Test Your Reflex: The Burning Hour

Test Your Reflex
The Burning Hour
RCA
2007-04-24

Impressively beginning their debut disc with the track “I’m Not Sorry”, California five-piece Test Your Reflex suggest they have the capability to transcend the monotony which often passes for major label rock these days. Despite being very obviously influenced by U2 and enabling the band to wear their admitted love of “all things Bowie and Eno” on their sleeve, the track magnificently seeks to reestablish the notion there can still be something grand and ambitious about rock and roll. Ultimately, the rest of the album is more hit-or-miss in its ability to create moments which stand on equal footing with the power of the first impression created by “I’m Not Sorry”. Over the course of eleven tracks, the band establishes a brand of ’80s-inspired rock which derives its momentum from epic-sounding guitars and fits somewhere between the brooding charisma of Interpol and the populist appeal of The Killers.

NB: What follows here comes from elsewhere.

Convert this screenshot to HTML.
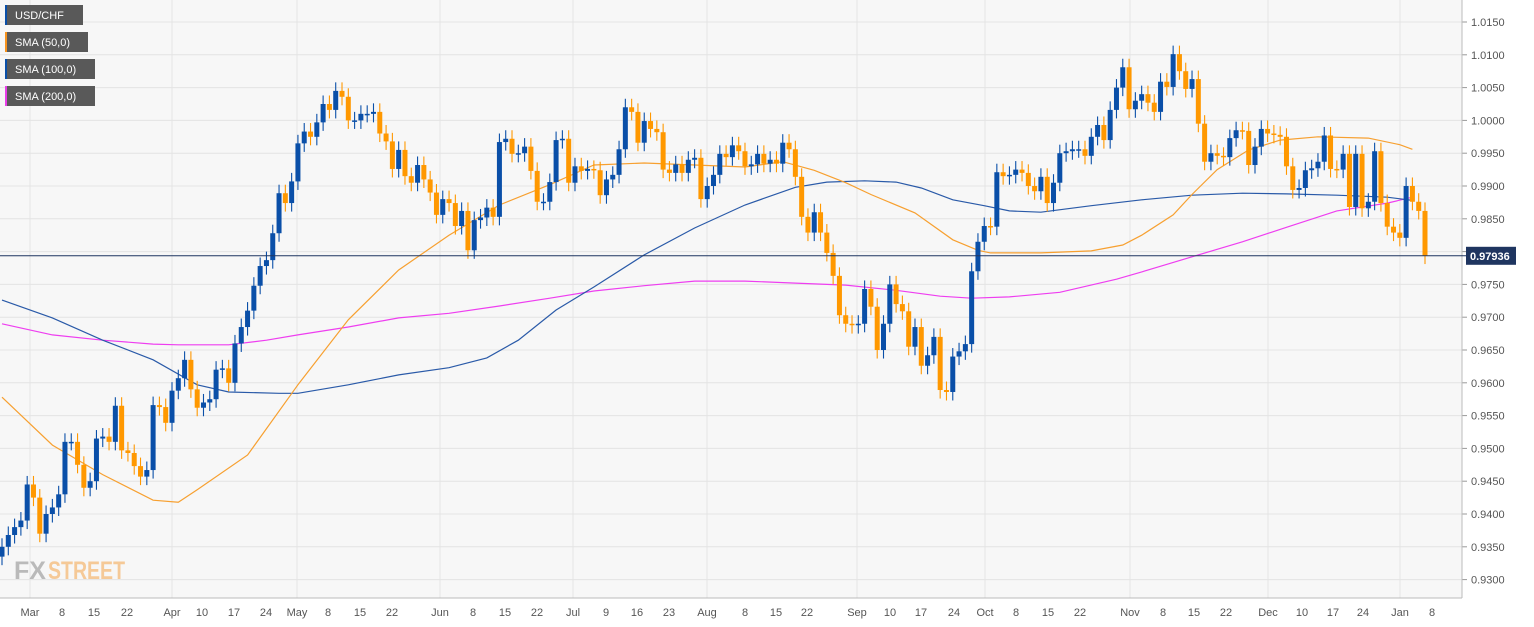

While several tracks resonate energy and a gift for the melodic (“Thinking of You” puts forth a vibe reminiscent of The Cure at their most amiable while “I Am Alive” boasts a memorable vocal performance by Ryan Levine), others (most notably “Do We Belong” and “Pieces of the Sun”) regress into languid territory marked by predictable hooks and textures which do little to distinguish the band from the host of their contemporaries also raised on ’80s rock. The positives of The Burning Hour are positive enough to outweigh the album’s negatives and the band has all the makings of a bright future should they continue to pursue the ambitious and eschew the typical.